Looking. Biden Touts U.S. Building World’s Largest Solar Plant — in Angola.
President Joe Biden is bragging that his administration is building one of the world’s largest solar plants, not in the United States but rather in the Central African nation of Angola.
“You know, soon — soon, Africa will have one billion people,” Biden said during remarks at the League of Conservation Voters Annual Capital Dinner. Despite Biden’s claim, Africa’s population hit one billion residents in 2009 when he was vice president in the Obama administration.
“We have plans to build … in Angola one of the largest solar plants in the world,” Biden bragged. “I can go on, but I’m not.”
Indeed, earlier this month, the U.S. Export-Import Bank announced a $900 million direct loan to Angola “to support the construction of two photovoltaic solar energy power plants in the country,” officials said.

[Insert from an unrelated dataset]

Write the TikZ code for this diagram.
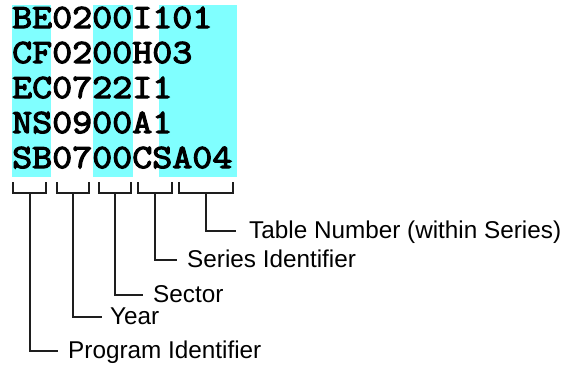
\documentclass[tikz,border=0pt]{standalone}
\usepackage{fontspec}
\setmainfont{Liberation Sans}
\newfontfamily\codefont[FakeBold=3.5,FakeStretch=1.143]{Latin Modern Mono}
\usetikzlibrary{calc}
\definecolor{bandcyan}{RGB}{128,255,255}
\definecolor{linegray}{RGB}{30,30,30}
\tikzset{
  band/.style={fill=bandcyan, draw=none},
  coderow/.style={anchor=base west, inner sep=0pt, font=\codefont\fontsize{34}{34}\selectfont},
  lbl/.style={anchor=base west, inner sep=0pt, font=\fontsize{24.3}{25}\selectfont},
  conn/.style={draw=linegray, line width=1.1pt},
}
\begin{document}
\begin{tikzpicture}[x=1pt,y=-1pt]
\useasboundingbox (0,0) rectangle (569,364);
% cyan bands
\fill[band] (12,5) rectangle (51,177);
\fill[band] (93,5) rectangle (133,177);
\fill[band] (159,5) rectangle (237,177);
% code rows
\node[coderow] (r1) at (12,28) {BE0200I101};
\node[coderow] (r2) at (12,63) {CF0200H03};
\node[coderow] (r3) at (12,98) {EC0722I1};
\node[coderow] (r4) at (12,133) {NS0900A1};
\node[coderow] (r5) at (12,168) {SB0700CSA04};
% brackets
\draw[conn] (13,182) -- (13,193) -- (46,193) -- (46,182);
\draw[conn] (57,182) -- (57,193) -- (89,193) -- (89,182);
\draw[conn] (99,182) -- (99,193) -- (131,193) -- (131,182);
\draw[conn] (138,182) -- (138,193) -- (172,193) -- (172,182);
\draw[conn] (179,182) -- (179,193) -- (233,193) -- (233,182);
% stem starts
\coordinate (s1) at (30,193);
\coordinate (s2) at (73,193);
\coordinate (s3) at (115,193);
\coordinate (s4) at (155,193);
\coordinate (s5) at (206,193);
% line ends
\coordinate (e1) at (58,351);
\coordinate (e2) at (102,317);
\coordinate (e3) at (143,295);
\coordinate (e4) at (177,260);
\coordinate (e5) at (236,231);
% labels
\node[lbl] (l1) at ($(e1)+(10,7.5)$) {Program Identifier};
\node[lbl] (l2) at ($(e2)+(8,7.5)$) {Year};
\node[lbl] (l3) at ($(e3)+(10,7.5)$) {Sector};
\node[lbl] (l4) at ($(e4)+(10,7.5)$) {Series Identifier};
\node[lbl] (l5) at ($(e5)+(13,7.5)$) {Table Number (within Series)};
% connectors
\draw[conn] (s1) |- (e1);
\draw[conn] (s2) |- (e2);
\draw[conn] (s3) |- (e3);
\draw[conn] (s4) |- (e4);
\draw[conn] (s5) |- (e5);
\end{tikzpicture}
\end{document}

https://twitter.com/i/status/1669187098371391490
The massive multi-million project comes as, last year, Biden decided to exempt foreign-made bifacial solar panels — the overwhelming majority of which come from China — from Section 201 tariffs on solar imports to the U.S. that were first imposed by former President Trump in January 2018 at a 30 percent rate.
After that decision, LG Electronics announced that it will be closing its Huntsville, Alabama, solar panel manufacturing plant — resulting in more than 200 Americans being laid off.
In addition, Biden has continuously sided with Chinese solar manufacturers by imposing a tariff moratorium on solar panel imports from Cambodia, Thailand, Vietnam, and Malaysia even as his Commerce Department has said that the panels are made in China but have been routed through the four southeast Asian nations to avoid U.S. tariffs.